Task directions
Your task is to retype, word for word, the lines from the start of the data through the line holding "from bokeh.resources import INLINE". Do not include the pictures.

==== Data block

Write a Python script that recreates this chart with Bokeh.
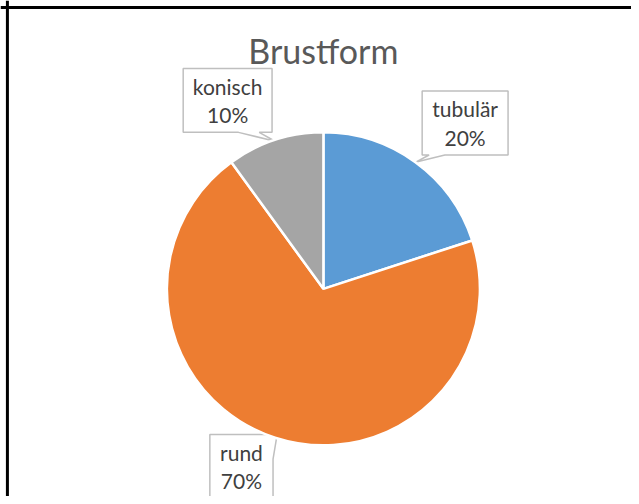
import math
from bokeh.plotting import figure
from bokeh.models import Range1d, Span, ColumnDataSource
from bokeh.core.properties import value
from bokeh.embed import file_html
from bokeh.resources import INLINE

# ---- data ----
categories = ["tubulär", "rund", "konisch"]
shares = [20, 70, 10]
colors = ["#5B9BD5", "#ED7D31", "#A5A5A5"]
title_text = "Brustform"

# ---- layout (reference pixel coordinates; y is negated) ----
W, H = 631, 496
RW, RH = 639, 504
cx, cy, R = 327, 293, 158.5
FONT = "Lato"

p = figure(width=W, height=H, output_backend="svg", toolbar_location=None,
           x_range=Range1d(0, RW), y_range=Range1d(-RH, 0),
           min_border=0, outline_line_color=None)
p.axis.visible = False
p.grid.visible = False
p.background_fill_color = "white"
p.border_fill_color = "white"

# callout boxes and their pointers (drawn under the pie)
boxes = {
    "tubulär": dict(l=427, t=92, r=514, b=157,
                    poly=[(427, 92), (514, 92), (514, 157), (450, 157), (421, 164), (434, 157), (427, 157)]),
    "rund": dict(l=212, t=441, r=276, b=512,
                 poly=[(212, 441), (276, 441), (280, 442), (276, 466), (276, 512), (212, 512)]),
    "konisch": dict(l=185, t=69, r=275, b=134,
                    poly=[(185, 69), (275, 69), (275, 134), (262, 134), (278, 143), (241, 134), (185, 134)]),
}
xs, ys = [], []
for c in categories:
    xs.append([pt[0] for pt in boxes[c]["poly"]])
    ys.append([-pt[1] for pt in boxes[c]["poly"]])
p.patches(xs=xs, ys=ys, fill_color="white", line_color="#BFBFBF", line_width=1.5)

# pie wedges, clockwise from 12 o'clock
total = sum(shares)
starts, ends = [], []
a = 90.0
for s in shares:
    sweep = 360.0 * s / total
    starts.append(math.radians(a))
    ends.append(math.radians(a - sweep))
    a -= sweep
src = ColumnDataSource(dict(start=starts, end=ends, color=colors, cat=categories))
p.wedge(x=cx, y=-cy, radius=R, start_angle="start", end_angle="end",
        direction="clock", fill_color="color", line_color="white",
        line_width=2.5, source=src)

tx, ty1, ty2, t1, t2 = [], [], [], [], []
for c, s in zip(categories, shares):
    b = boxes[c]
    tx.append((b["l"] + b["r"]) / 2)
    ty1.append(-(b["t"] + 18))
    ty2.append(-(b["t"] + 47))
    t1.append(c)
    t2.append(f"{round(100 * s / total)}%")
p.text(x=tx, y=ty1, text=t1, text_font=value(FONT), text_font_size="21px",
       text_color="#404040", text_align="center", text_baseline="alphabetic")
p.text(x=tx, y=ty2, text=t2, text_font=value(FONT), text_font_size="21px",
       text_color="#404040", text_align="center", text_baseline="alphabetic")

# title
p.text(x=[cx], y=[-51], text=[title_text], text_font=value(FONT),
       text_font_size="34px", text_color="#595959", text_align="center",
       text_baseline="alphabetic")

# chart frame (left and top edges visible in the crop)
p.add_layout(Span(location=7, dimension="height", line_color="black", line_width=3))
p.add_layout(Span(location=-7, dimension="width", line_color="black", line_width=3))

open("out.html", "w").write(file_html(p, INLINE))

========

Result
Write a Python script that recreates this chart with Bokeh.
import math
from bokeh.plotting import figure
from bokeh.models import Range1d, Span, ColumnDataSource
from bokeh.core.properties import value
from bokeh.embed import file_html
from bokeh.resources import INLINE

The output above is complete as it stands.